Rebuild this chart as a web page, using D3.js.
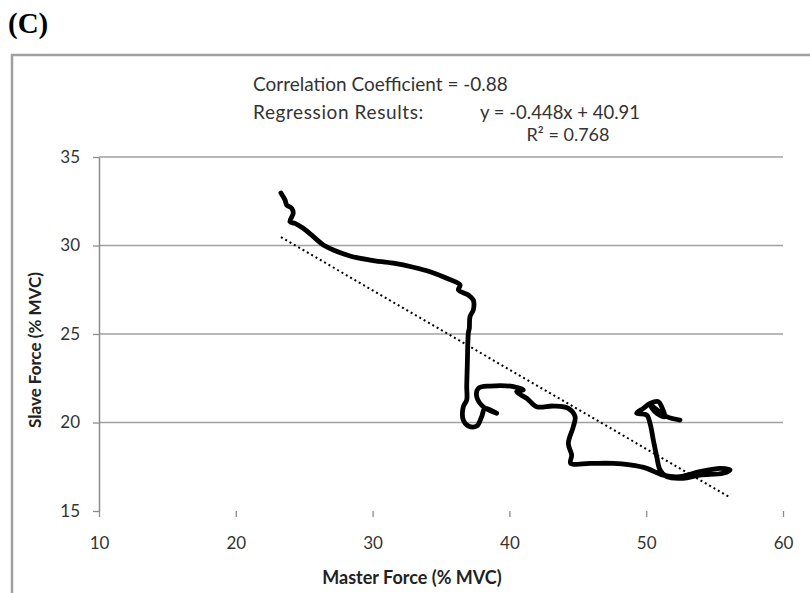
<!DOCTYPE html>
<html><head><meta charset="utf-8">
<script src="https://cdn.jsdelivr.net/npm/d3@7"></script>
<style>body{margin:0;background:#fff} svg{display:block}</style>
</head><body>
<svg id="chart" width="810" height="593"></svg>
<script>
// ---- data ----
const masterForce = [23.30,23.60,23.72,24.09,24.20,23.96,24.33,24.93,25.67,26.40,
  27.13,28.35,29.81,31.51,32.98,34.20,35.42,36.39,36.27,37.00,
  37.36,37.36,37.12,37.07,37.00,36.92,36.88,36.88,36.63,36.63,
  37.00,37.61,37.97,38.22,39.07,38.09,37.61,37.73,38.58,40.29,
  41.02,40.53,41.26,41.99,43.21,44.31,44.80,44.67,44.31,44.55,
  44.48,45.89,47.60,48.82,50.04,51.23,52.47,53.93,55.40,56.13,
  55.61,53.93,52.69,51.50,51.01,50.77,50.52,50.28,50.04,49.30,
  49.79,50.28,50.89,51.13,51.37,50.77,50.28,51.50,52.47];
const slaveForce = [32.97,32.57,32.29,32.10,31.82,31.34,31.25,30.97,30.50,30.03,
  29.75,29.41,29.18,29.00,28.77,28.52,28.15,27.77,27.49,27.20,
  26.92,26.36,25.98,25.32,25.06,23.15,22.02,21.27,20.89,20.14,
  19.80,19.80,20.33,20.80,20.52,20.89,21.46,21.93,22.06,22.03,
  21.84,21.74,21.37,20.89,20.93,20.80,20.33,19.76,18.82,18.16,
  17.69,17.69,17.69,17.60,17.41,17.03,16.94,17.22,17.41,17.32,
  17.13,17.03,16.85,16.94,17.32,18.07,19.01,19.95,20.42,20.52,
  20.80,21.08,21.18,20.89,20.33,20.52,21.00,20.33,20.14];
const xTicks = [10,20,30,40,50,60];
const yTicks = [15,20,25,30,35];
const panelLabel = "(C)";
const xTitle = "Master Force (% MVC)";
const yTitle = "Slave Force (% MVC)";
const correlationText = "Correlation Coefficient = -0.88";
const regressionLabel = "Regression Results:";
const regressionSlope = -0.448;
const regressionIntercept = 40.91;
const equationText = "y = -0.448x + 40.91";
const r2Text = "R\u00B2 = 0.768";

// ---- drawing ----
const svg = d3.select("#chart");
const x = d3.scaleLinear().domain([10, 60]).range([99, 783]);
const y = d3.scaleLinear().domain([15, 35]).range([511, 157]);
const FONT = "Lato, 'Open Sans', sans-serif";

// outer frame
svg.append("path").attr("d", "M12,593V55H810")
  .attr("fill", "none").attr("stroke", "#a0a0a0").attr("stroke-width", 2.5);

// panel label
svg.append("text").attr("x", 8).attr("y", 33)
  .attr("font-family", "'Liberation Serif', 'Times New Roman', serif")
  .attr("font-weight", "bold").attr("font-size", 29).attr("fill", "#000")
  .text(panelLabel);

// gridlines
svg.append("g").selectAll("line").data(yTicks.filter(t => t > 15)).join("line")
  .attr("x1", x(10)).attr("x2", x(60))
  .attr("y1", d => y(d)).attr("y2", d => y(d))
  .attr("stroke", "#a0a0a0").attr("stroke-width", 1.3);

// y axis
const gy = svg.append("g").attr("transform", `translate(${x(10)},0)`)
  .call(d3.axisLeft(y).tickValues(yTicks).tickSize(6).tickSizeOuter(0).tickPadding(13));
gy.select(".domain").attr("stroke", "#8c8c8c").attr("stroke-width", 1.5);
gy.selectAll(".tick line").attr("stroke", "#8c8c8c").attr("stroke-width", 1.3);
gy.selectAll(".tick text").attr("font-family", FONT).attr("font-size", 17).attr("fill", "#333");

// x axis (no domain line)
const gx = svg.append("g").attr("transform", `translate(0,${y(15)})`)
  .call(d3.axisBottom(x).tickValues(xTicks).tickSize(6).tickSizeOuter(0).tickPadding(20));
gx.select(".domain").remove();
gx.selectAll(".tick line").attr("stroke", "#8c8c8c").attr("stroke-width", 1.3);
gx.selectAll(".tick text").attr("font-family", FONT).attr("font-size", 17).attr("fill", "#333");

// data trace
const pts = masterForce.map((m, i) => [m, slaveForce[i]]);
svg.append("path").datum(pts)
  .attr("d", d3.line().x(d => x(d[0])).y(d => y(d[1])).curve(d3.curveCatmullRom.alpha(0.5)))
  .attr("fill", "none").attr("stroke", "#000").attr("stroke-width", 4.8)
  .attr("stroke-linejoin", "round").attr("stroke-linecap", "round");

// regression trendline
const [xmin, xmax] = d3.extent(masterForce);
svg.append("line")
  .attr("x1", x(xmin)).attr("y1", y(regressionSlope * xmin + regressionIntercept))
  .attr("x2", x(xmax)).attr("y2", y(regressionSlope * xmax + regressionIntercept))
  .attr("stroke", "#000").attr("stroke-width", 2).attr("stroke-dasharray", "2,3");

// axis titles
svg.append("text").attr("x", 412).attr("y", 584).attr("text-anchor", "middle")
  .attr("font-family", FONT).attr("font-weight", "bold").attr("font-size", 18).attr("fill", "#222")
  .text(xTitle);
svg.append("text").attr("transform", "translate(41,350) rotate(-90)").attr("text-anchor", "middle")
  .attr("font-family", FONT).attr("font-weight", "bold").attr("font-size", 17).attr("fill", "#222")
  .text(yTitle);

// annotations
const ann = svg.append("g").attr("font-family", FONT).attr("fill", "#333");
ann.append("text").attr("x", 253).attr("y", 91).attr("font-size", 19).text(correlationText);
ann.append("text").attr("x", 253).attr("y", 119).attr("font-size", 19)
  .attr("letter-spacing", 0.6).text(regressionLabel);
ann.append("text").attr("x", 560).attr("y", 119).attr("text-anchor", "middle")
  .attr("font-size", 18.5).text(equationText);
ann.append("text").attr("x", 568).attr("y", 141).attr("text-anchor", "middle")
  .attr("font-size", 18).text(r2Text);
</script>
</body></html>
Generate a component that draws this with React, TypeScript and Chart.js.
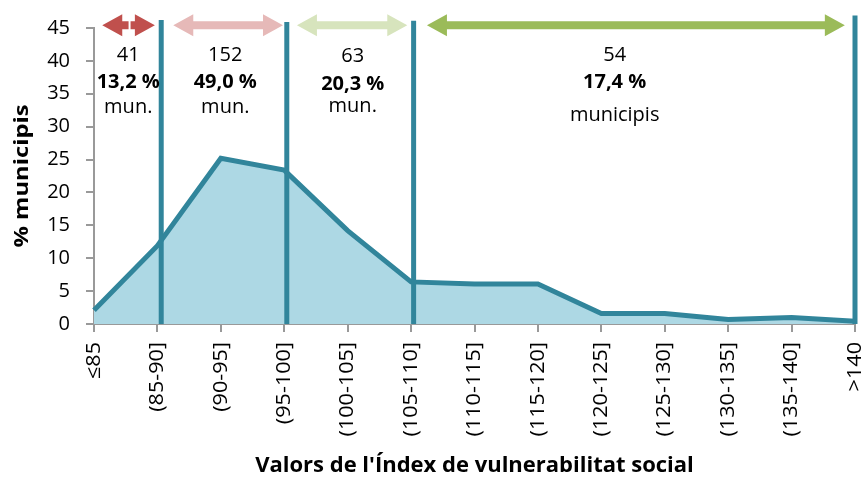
════
> **TASK STATEMENT**:
Collect every line above that contains the word "this".

> **ANSWER TO THE PROBLEM**:
Rebuild this chart as a web page, using D3.js.
Generate a component that draws this with React, TypeScript and Chart.js.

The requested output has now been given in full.